▶ TO DO
Will you quote precisely the lines that run from the top of the material below to the line containing "const innerTickValues = [-1];", both ends included?

▶ COLLECTED MATERIAL
-- begin --
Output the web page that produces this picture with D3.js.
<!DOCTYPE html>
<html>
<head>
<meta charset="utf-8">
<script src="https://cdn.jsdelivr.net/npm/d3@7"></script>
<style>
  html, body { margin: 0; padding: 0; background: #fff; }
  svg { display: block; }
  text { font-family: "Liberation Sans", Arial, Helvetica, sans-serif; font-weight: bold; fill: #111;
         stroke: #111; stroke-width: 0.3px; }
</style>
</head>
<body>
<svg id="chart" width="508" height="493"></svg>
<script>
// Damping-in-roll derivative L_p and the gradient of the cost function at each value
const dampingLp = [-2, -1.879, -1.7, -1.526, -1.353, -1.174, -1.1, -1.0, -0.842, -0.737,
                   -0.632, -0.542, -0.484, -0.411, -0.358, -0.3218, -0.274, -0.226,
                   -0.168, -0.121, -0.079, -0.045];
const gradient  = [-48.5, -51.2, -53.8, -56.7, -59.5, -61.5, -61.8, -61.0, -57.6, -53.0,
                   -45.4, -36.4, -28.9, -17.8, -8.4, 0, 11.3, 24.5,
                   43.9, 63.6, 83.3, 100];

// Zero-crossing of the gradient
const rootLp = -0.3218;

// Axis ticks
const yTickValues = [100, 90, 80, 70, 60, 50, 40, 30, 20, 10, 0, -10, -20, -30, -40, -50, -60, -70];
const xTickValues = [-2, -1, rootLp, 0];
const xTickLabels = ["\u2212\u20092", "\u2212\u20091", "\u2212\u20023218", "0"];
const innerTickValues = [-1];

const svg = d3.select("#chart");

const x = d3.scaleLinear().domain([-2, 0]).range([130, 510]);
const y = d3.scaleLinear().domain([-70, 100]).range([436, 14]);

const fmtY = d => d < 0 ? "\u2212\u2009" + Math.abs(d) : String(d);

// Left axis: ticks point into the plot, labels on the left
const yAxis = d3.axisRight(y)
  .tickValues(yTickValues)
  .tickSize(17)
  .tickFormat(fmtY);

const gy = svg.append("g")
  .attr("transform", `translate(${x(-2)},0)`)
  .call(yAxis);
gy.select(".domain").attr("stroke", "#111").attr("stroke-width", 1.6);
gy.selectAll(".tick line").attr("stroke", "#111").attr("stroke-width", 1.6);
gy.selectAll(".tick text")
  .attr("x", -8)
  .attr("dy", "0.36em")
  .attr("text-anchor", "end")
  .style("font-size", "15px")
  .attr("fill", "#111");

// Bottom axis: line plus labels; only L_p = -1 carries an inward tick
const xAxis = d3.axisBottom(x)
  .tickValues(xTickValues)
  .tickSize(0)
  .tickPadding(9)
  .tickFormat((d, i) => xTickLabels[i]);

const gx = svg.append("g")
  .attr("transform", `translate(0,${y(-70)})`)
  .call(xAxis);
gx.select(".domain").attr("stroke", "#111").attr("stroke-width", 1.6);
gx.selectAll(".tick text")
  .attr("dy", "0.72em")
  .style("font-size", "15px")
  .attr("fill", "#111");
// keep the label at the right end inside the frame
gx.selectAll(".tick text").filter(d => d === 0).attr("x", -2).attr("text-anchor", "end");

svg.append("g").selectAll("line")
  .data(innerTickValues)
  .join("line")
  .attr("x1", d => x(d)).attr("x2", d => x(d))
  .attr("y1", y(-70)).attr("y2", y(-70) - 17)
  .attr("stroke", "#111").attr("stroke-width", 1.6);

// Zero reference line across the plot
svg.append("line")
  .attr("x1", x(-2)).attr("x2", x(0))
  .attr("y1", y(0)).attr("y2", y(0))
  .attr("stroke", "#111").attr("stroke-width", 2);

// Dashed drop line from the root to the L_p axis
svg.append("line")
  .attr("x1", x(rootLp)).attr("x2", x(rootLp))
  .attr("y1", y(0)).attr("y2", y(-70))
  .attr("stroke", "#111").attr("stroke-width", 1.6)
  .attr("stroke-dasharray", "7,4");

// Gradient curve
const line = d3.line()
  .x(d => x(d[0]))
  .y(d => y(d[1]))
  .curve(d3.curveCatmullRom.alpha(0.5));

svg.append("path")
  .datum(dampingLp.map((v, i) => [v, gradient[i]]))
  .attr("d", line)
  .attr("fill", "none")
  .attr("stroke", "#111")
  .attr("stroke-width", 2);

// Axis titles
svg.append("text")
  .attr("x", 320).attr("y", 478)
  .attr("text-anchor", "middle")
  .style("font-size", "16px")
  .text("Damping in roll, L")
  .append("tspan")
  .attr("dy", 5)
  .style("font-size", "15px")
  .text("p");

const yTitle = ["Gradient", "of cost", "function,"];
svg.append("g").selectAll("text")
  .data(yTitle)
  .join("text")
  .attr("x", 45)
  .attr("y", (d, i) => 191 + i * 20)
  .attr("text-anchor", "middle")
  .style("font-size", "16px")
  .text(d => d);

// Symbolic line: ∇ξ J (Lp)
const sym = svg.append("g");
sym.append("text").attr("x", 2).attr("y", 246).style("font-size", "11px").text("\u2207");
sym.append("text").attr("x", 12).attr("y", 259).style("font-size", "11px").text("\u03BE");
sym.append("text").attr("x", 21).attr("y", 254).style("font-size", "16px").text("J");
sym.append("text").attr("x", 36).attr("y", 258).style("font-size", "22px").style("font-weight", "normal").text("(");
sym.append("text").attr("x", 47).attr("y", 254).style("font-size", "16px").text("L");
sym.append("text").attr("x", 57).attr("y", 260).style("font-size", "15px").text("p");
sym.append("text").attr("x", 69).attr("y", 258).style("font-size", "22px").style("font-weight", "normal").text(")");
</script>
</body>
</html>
-- end --
▶ WRITTEN SOLUTION
Output the web page that produces this picture with D3.js.
<!DOCTYPE html>
<html>
<head>
<meta charset="utf-8">
<script src="https://cdn.jsdelivr.net/npm/d3@7"></script>
<style>
  html, body { margin: 0; padding: 0; background: #fff; }
  svg { display: block; }
  text { font-family: "Liberation Sans", Arial, Helvetica, sans-serif; font-weight: bold; fill: #111;
         stroke: #111; stroke-width: 0.3px; }
</style>
</head>
<body>
<svg id="chart" width="508" height="493"></svg>
<script>
// Damping-in-roll derivative L_p and the gradient of the cost function at each value
const dampingLp = [-2, -1.879, -1.7, -1.526, -1.353, -1.174, -1.1, -1.0, -0.842, -0.737,
                   -0.632, -0.542, -0.484, -0.411, -0.358, -0.3218, -0.274, -0.226,
                   -0.168, -0.121, -0.079, -0.045];
const gradient  = [-48.5, -51.2, -53.8, -56.7, -59.5, -61.5, -61.8, -61.0, -57.6, -53.0,
                   -45.4, -36.4, -28.9, -17.8, -8.4, 0, 11.3, 24.5,
                   43.9, 63.6, 83.3, 100];

// Zero-crossing of the gradient
const rootLp = -0.3218;

// Axis ticks
const yTickValues = [100, 90, 80, 70, 60, 50, 40, 30, 20, 10, 0, -10, -20, -30, -40, -50, -60, -70];
const xTickValues = [-2, -1, rootLp, 0];
const xTickLabels = ["\u2212\u20092", "\u2212\u20091", "\u2212\u20023218", "0"];
const innerTickValues = [-1];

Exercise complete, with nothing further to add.